If U.S. regulators approve, Coinbase will use licenses its obtains to offer customers blockchain-based securities. It will also be subject to more federal oversight.

The announcement came hours after Bloomberg reported that Circle Internet Financial Ltd., one of the world’s most valuable cryptocurrency platforms, intends to pursue registration as a brokerage and trading venue with the U.S. Securities and Exchange Commission so it can help investors buy and sell tokens deemed to be securities.

Circle also plans to seek a federal banking license to provide more services to customers.

Regulated trading platforms could eventually handle billions of dollars in tokens sold by companies in initial coin offerings.

Despite a crackdown by the U.S., China and other countries, companies have already raised more than $9 billion through ICOs in 2018, more than double what they did all of last year, according to market tracker CoinSchedule.

The SEC has said most of the coins are securities, which means issuers must register and comply with federal laws — as do platforms that handle trading.

Coinbase agreed to buy a firm that owns Cardiff, California-based broker-dealer Keystone Capital Corp., Venovate Marketplace, Inc., and Digital Wealth LLC.

Acquiring that trio would give the exchange licenses to operate as a broker dealer, an alternative trading system and a registered investment adviser. Alternative trading systems operate outside traditional public stock exchanges.

“This is an important moment for the crypto ecosystem, and yet another indication of the maturation of the crypto economy,” Coinbase said in a statement that didn’t include terms. The moves “will set Coinbase on a path to offer future services that include crypto securities trading, margin and over-the-counter trading.”

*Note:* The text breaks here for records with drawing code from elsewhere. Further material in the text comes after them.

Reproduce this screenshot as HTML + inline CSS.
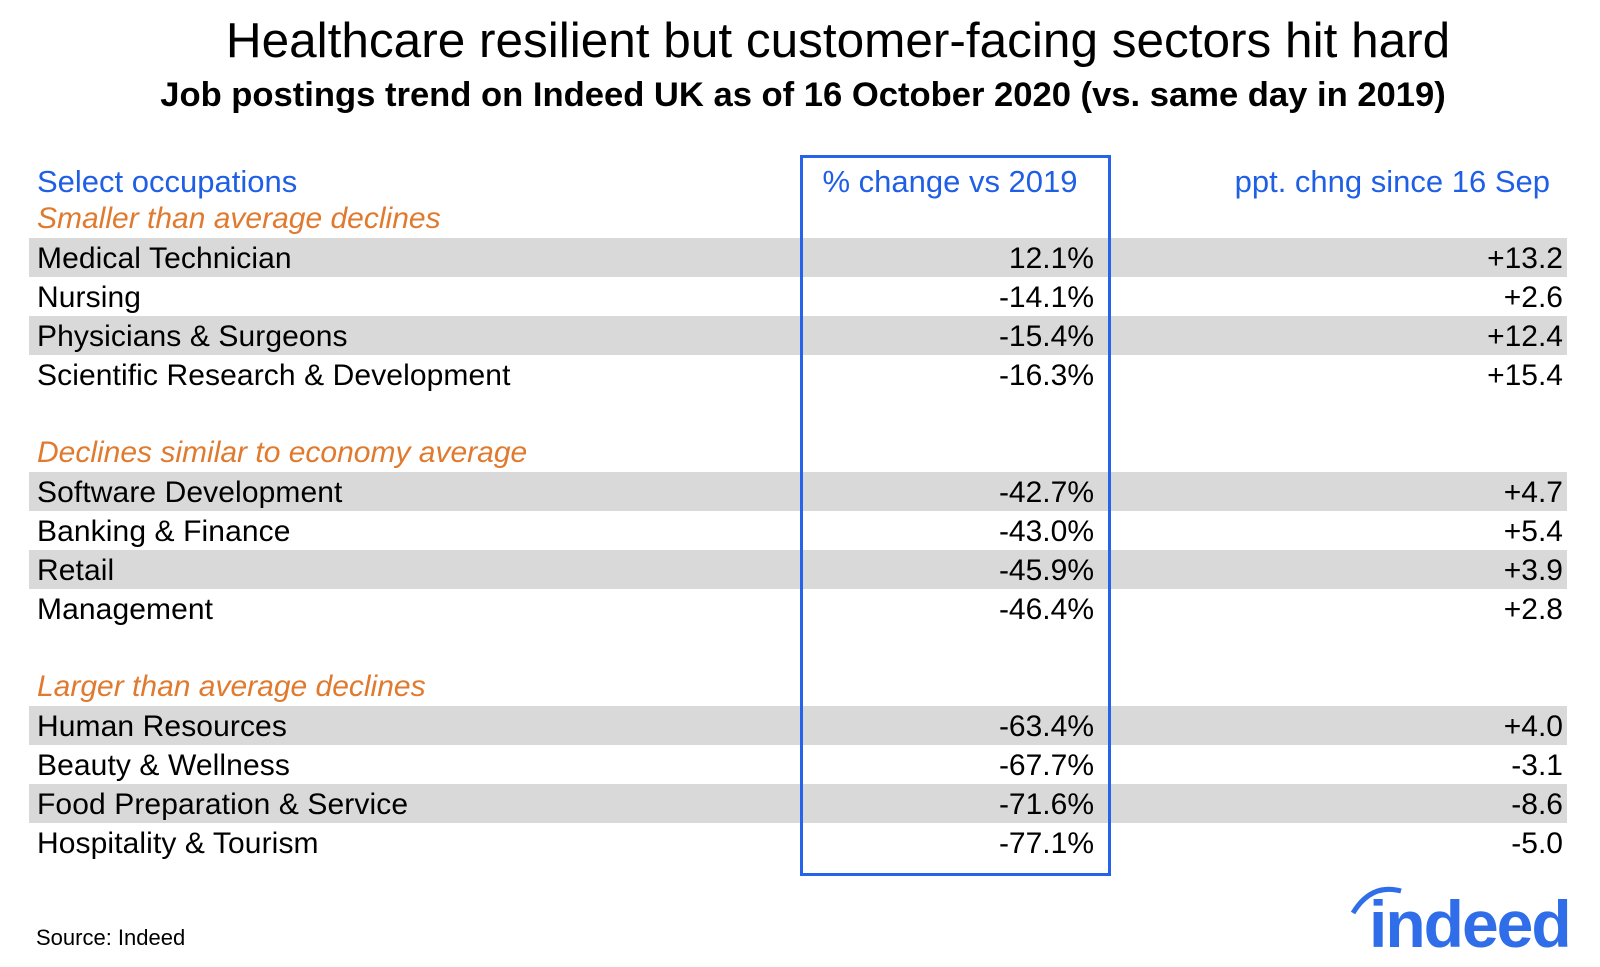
<!DOCTYPE html>
<html><head><meta charset="utf-8">
<style>
body{margin:0;width:1600px;height:967px;background:#fff;overflow:hidden;font-family:"Liberation Sans",Arial,sans-serif;position:relative}
.t{position:absolute;white-space:nowrap;line-height:1}
.band{position:absolute;background:#d9d9d9;height:39px}
</style></head><body>
<div class="t" style="left:0;width:1676px;text-align:center;top:16px;font-size:49.5px;color:#000">Healthcare resilient but customer-facing sectors hit hard</div>
<div class="t" style="left:0;width:1606px;text-align:center;top:78px;font-size:34.6px;font-weight:bold;color:#000">Job postings trend on Indeed UK as of 16 October 2020 (vs. same day in 2019)</div>
<div class="t" style="left:37px;top:166px;font-size:31px;color:#1f5fe6">Select occupations</div>
<div class="t" style="left:795px;width:310px;text-align:center;top:166px;font-size:31px;color:#1f5fe6">% change vs 2019</div>
<div class="t" style="right:50px;top:166px;font-size:31px;color:#1f5fe6">ppt. chng since 16 Sep</div>
<div id="rows"></div>
<div style="position:absolute;left:800px;top:155px;width:305px;height:715px;border:3px solid #2563eb"></div>
<div class="t" style="left:36px;top:927px;font-size:22px;color:#000">Source: Indeed</div>
<svg style="position:absolute;left:1345px;top:885px" width="250" height="82">
<path d="M8 28 Q26 -2 56 6" stroke="#2f6ee8" stroke-width="5" fill="none"/>
<text x="24" y="62" font-family="Liberation Sans, sans-serif" font-weight="bold" font-size="66" fill="#2f6ee8" letter-spacing="-2">indeed</text>
</svg>
<script>
const groups=["Smaller than average declines","Declines similar to economy average","Larger than average declines"];
const occupations=[["Medical Technician","Nursing","Physicians & Surgeons","Scientific Research & Development"],["Software Development","Banking & Finance","Retail","Management"],["Human Resources","Beauty & Wellness","Food Preparation & Service","Hospitality & Tourism"]];
const pctChange=[[12.1,-14.1,-15.4,-16.3],[-42.7,-43.0,-45.9,-46.4],[-63.4,-67.7,-71.6,-77.1]];
const pptChange=[[13.2,2.6,12.4,15.4],[4.7,5.4,3.9,2.8],[4.0,-3.1,-8.6,-5.0]];
const root=document.getElementById('rows');
function add(html,style,cls){const d=document.createElement('div');d.className=cls||'t';d.textContent=html;d.setAttribute('style',style);root.appendChild(d);return d;}
groups.forEach((g,gi)=>{
  const top0=238+gi*234;
  const h=add(g,`left:37px;top:${top0-34}px;font-size:30px;font-style:italic;color:#e07a2e`);
  
  
  occupations[gi].forEach((o,i)=>{
    const y=top0+i*39;
    if(i%2===0){const b=add('',`left:29px;width:1538px;top:${y}px`,'band');
      
      }
    const l=add(o,`left:37px;top:${y+6}px;font-size:30px;color:#000;letter-spacing:0.1px`);
    
    
    const v=pctChange[gi][i];
    const p=add(v.toFixed(1)+'%',`right:506px;top:${y+6}px;font-size:30px;color:#000`);
    
    
    const q=pptChange[gi][i];
    const r=add((q>=0?'+':'')+q.toFixed(1),`right:37px;top:${y+6}px;font-size:30px;color:#000`);
    
    
  });
});
</script>
</body></html>
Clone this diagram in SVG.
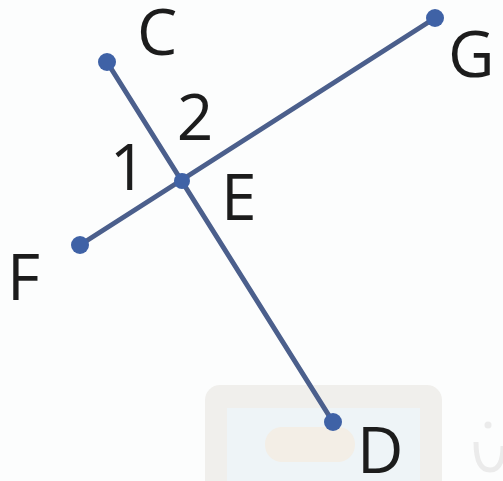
<svg xmlns="http://www.w3.org/2000/svg" width="503" height="481" viewBox="0 0 503 481">
  <style>
    .lbl { font-family: "Open Sans", "Noto Sans", "DejaVu Sans", sans-serif; font-size: 64px; fill: #1c1c1c; }
    .seg { stroke: #4b5f8c; stroke-width: 5; stroke-linecap: round; fill: none; }
    .dot { fill: #3f62a6; }
  </style>
  <rect width="503" height="481" fill="#fcfdfd"/>
  <!-- faint watermark -->
  <g id="watermark">
    <rect x="205" y="385" width="237" height="110" rx="15" fill="#f0efec"/>
    <rect x="227" y="408" width="193" height="80" fill="#eef4f7"/>
    <rect x="265" y="427" width="90" height="35" rx="17" fill="#f3eee6"/>
    <path d="M 476 442 Q 476 470 490 470 Q 503 470 503 446" fill="none" stroke="#ebebeb" stroke-width="5"/>
    <circle cx="488" cy="425" r="3.5" fill="#ebebeb"/>
  </g>
  <g id="connectors">
    <line class="seg" x1="107" y1="62" x2="333" y2="422"/>
    <line class="seg" x1="80" y1="245" x2="435" y2="18"/>
  </g>
  <g id="C"><circle class="dot" cx="107" cy="62" r="9"/><text class="lbl" x="137" y="55">C</text></g>
  <g id="D"><circle class="dot" cx="333" cy="422" r="9"/><text class="lbl" x="357" y="473">D</text></g>
  <g id="G"><circle class="dot" cx="435" cy="18" r="9"/><text class="lbl" x="448" y="77">G</text></g>
  <g id="F"><circle class="dot" cx="80" cy="245" r="9"/><text class="lbl" x="7" y="300">F</text></g>
  <g id="E"><circle class="dot" cx="182" cy="181" r="8"/><text class="lbl" x="221" y="220">E</text></g>
  <g id="angle1"><text class="lbl" x="128" y="190" text-anchor="middle">1</text></g>
  <g id="angle2"><text class="lbl" x="195" y="140" text-anchor="middle">2</text></g>
</svg>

Coinbase currently lets users buy and sell Bitcoin, Bitcoin Cash, Ether and Litecoin. Customers have urged the company to add assets, but it has held off amid concerns that U.S. regulators could deem more digital tokens to be securities.

If approved, the deal could alleviate those worries and allow Coinbase to significantly expand the number of coins it lets customers trade.

Welcoming Oversight

The transaction would put Coinbase under the oversight of the SEC and Finra. Until now, it has mostly been regulated by a patchwork of state authorities. The SEC has said platforms handling digital assets deemed to be securities must register or qualify for an exemption.

Institutional investors prefer working with firms that are regulated, Adam White, general manager of Coinbase’s institutional arm, said in an interview. He said it’s hard to predict how soon authorities might approve the move.

“This is not only a good thing for our company but a good thing for our industry,” he said. “We’re going to move at pace at which regulators are comfortable.”

Ultimately, Coinbase said, it envisions a future in which regulators may let crypto platforms turn existing securities into tokens. That would enable around-the-clock trading all week.